After causing so many problems last term, Tevez seems to be a much more settled figure nowadays.
He even wandered to the touchline for a bit of advice from manager Roberto Mancini during yesterday's 3-2 win over newly-promoted Southampton, something unimaginable during the middle of that war of words which resulted in him spending a large chunk of last season away from City's Carrington training ground.
Now Tevez looks like the player who became such a Blues hero after his move from Manchester United in 2009.
And with City anxiously awaiting news on the extent of Sergio Aguero's knee injury, Tevez could be a crucial figure in the defence of the Premier League.
"Carlos is recognised by everyone as one of the best strikers in the world," said Kompany.
"People talk about new signings but having Carlos at his best level, which he wasn't last season because he was away for most of it, is just like one.
"I still say we have improved.
"If we were to lose Sergio, it would just go back to last season. Other players would have to step up and perform. They have always done that."
Kompany does not want to dismiss Aguero just yet, even though Mancini's body language immediately after yesterday's [Sunday] game suggested he expected bad news later this week.
That could force a renewed attempt to bring in additional firepower, although with UEFA's Financial Fair Play regulations to meet, City have an equal need to get rid of their unwanted high-earners, including Emmanuel Adebayor and Roque Santa Cruz.
Kolo Toure and Nigel de Jong are two others who seem surplus to requirements, although in the latter man's case, Gareth Barry's present injury problems may bar the exit door.
The one new face introduced by Mancini this summer is Jack Rodwell.
And though the former Everton man was at fault for Southampton's second goal yesterday, considering he only signed for City seven days previously, and had been involved in just two training sessions with his new team-mates, Kompany believes there is every reason to be satisfied.
"Jack has settled in really well," said Kompany.
"His performance was ahead of what you would have expected from someone who just came in for his first game after two training sessions.
"Maybe it was the right moment to introduce him. In any event, it paid off.
"Now the tough games come and I am sure we will gain a lot from having him with us."
City face an even stiffer test next Sunday when they visit a Liverpool outfit smarting from that stunning defeat at West Brom on Saturday.
The Blues beat their Merseyside rivals just once in four attempts last term, and drew a testy affair at Anfield in November, when Mario Balotelli was sent off.
"Playing at Anfield has never been easy," said Kompany.
"They have always been very difficult, intense games.
"They will fancy their chances.

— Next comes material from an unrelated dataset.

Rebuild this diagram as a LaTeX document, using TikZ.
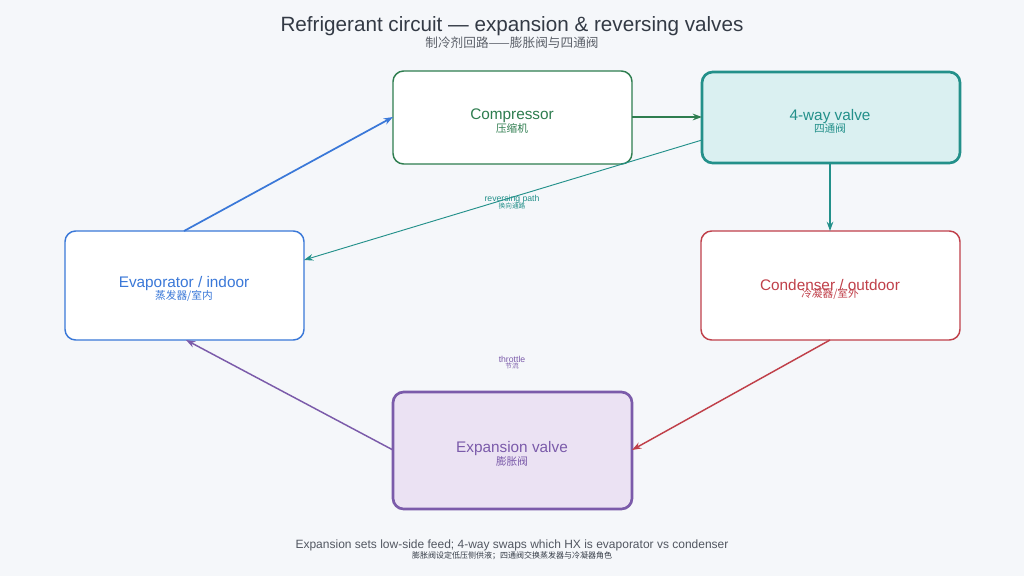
\documentclass[tikz,border=0pt]{standalone}
\usepackage{fontspec}
\setmainfont{Liberation Sans}
\newfontfamily\cjk{Noto Sans CJK SC}
\usetikzlibrary{arrows.meta}
\definecolor{bg}{HTML}{F5F7FA}
\definecolor{cgreen}{HTML}{2E7D4F}
\definecolor{cteal}{HTML}{23908A}
\definecolor{lteal}{HTML}{DAF0F1}
\definecolor{cblue}{HTML}{3A78D8}
\definecolor{cred}{HTML}{C0404A}
\definecolor{cpurp}{HTML}{7B5BAA}
\definecolor{lpurp}{HTML}{EBE2F3}
\definecolor{ctext}{HTML}{333A45}
\begin{document}
\begin{tikzpicture}[x=0.75pt,y=-0.75pt,
 box/.style={draw=#1,rounded corners=8pt,fill=white,line width=1.1pt,text=#1,align=center},
 lab/.style={font=\fontsize{11.5}{11.5}\selectfont},
 arr/.style={-{Stealth[length=7pt,width=5pt]},draw=#1}]
\fill[bg] (0,0) rectangle (1024,576);
\useasboundingbox (0,0) rectangle (1024,576);
\node[text=ctext,font=\fontsize{15.5}{15.5}\selectfont] (t) at (512,26) {Refrigerant circuit — expansion \& reversing valves};
\node[text=ctext!80,font=\cjk\fontsize{9.5}{9.5}\selectfont] (t2) at (512,43) {制冷剂回路——膨胀阀与四通阀};
\draw[box=cgreen] (393,71) rectangle (632,164);
\node[text=cgreen,lab] (cl) at (512,116) {Compressor};
\node[text=cgreen,font=\cjk\fontsize{8}{8}\selectfont] at (512,128) {压缩机};
\draw[box=cteal,fill=lteal,line width=2pt] (702,72) rectangle (960,163);
\node[text=cteal,lab] at (830,117) {4-way valve};
\node[text=cteal,font=\cjk\fontsize{8}{8}\selectfont] at (830,128) {四通阀};
\draw[box=cblue] (65,231) rectangle (304,340);
\node[text=cblue,lab] at (184,284) {Evaporator / indoor};
\node[text=cblue,font=\cjk\fontsize{8}{8}\selectfont] at (184,296) {蒸发器/室内};
\draw[box=cred] (701,231) rectangle (960,340);
\node[text=cred,lab] at (830,285) {Condenser / outdoor};
\node[text=cred,font=\cjk\fontsize{8}{8}\selectfont] at (830,294) {冷凝器/室外};
\draw[box=cpurp,fill=lpurp,line width=2pt] (393,392) rectangle (632,509);
\node[text=cpurp,lab] at (512,449) {Expansion valve};
\node[text=cpurp,font=\cjk\fontsize{8}{8}\selectfont] at (512,461) {膨胀阀};
\coordinate (c1) at (632,117); \coordinate (v1) at (702,117);
\coordinate (v2) at (830,163); \coordinate (k1) at (830,231);
\coordinate (v3) at (702,140); \coordinate (e1) at (304,260);
\coordinate (k2) at (830,340); \coordinate (x1) at (632,450);
\coordinate (x2) at (393,450); \coordinate (e2) at (186,340);
\coordinate (e3) at (184,231); \coordinate (c2) at (393,117);
\draw[arr=cgreen,line width=1.8pt] (c1) -- (v1);
\draw[arr=cteal,line width=1.4pt] (v2) -- (k1);
\draw[arr=cteal,line width=0.7pt] (v3) -- (e1);
\draw[arr=cred,line width=1.1pt] (k2) -- (x1);
\draw[arr=cpurp,line width=1.1pt] (x2) -- (e2);
\draw[arr=cblue,line width=1.3pt] (e3) -- (c2);
\node[text=cteal,font=\fontsize{6.5}{6.5}\selectfont] at (512,199) {reversing path};
\node[text=cteal,font=\cjk\fontsize{5}{5}\selectfont] at (512,206) {换向通路};
\node[text=cpurp,font=\fontsize{6.5}{6.5}\selectfont] at (512,359) {throttle};
\node[text=cpurp,font=\cjk\fontsize{5}{5}\selectfont] at (512,366) {节流};
\node[text=ctext!85,font=\fontsize{9}{9}\selectfont] at (512,545) {Expansion sets low-side feed; 4-way swaps which HX is evaporator vs condenser};
\node[text=ctext,font=\cjk\fontsize{6}{6}\selectfont] at (512,556) {膨胀阀设定低压侧供液；四通阀交换蒸发器与冷凝器角色};
\end{tikzpicture}
\end{document}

But we fancy ours as well."
And, as Kompany outlined, City's attitude has changed with their champions tag.
Now they have additional self-belief, so even in tricky spots, like they encountered against Southampton, there is a certainty they will eventually come through.
"We are just doing what we did last season - try and win as many games as you can," he said.
"But the moment we went 2-1 down, we did all have a feeling that we weren't going to lose.
"Don't ask me how, we just felt we weren't going to lose. Then it just happened for us.
"I would have liked to be safe a bit earlier but it is great that we have that character."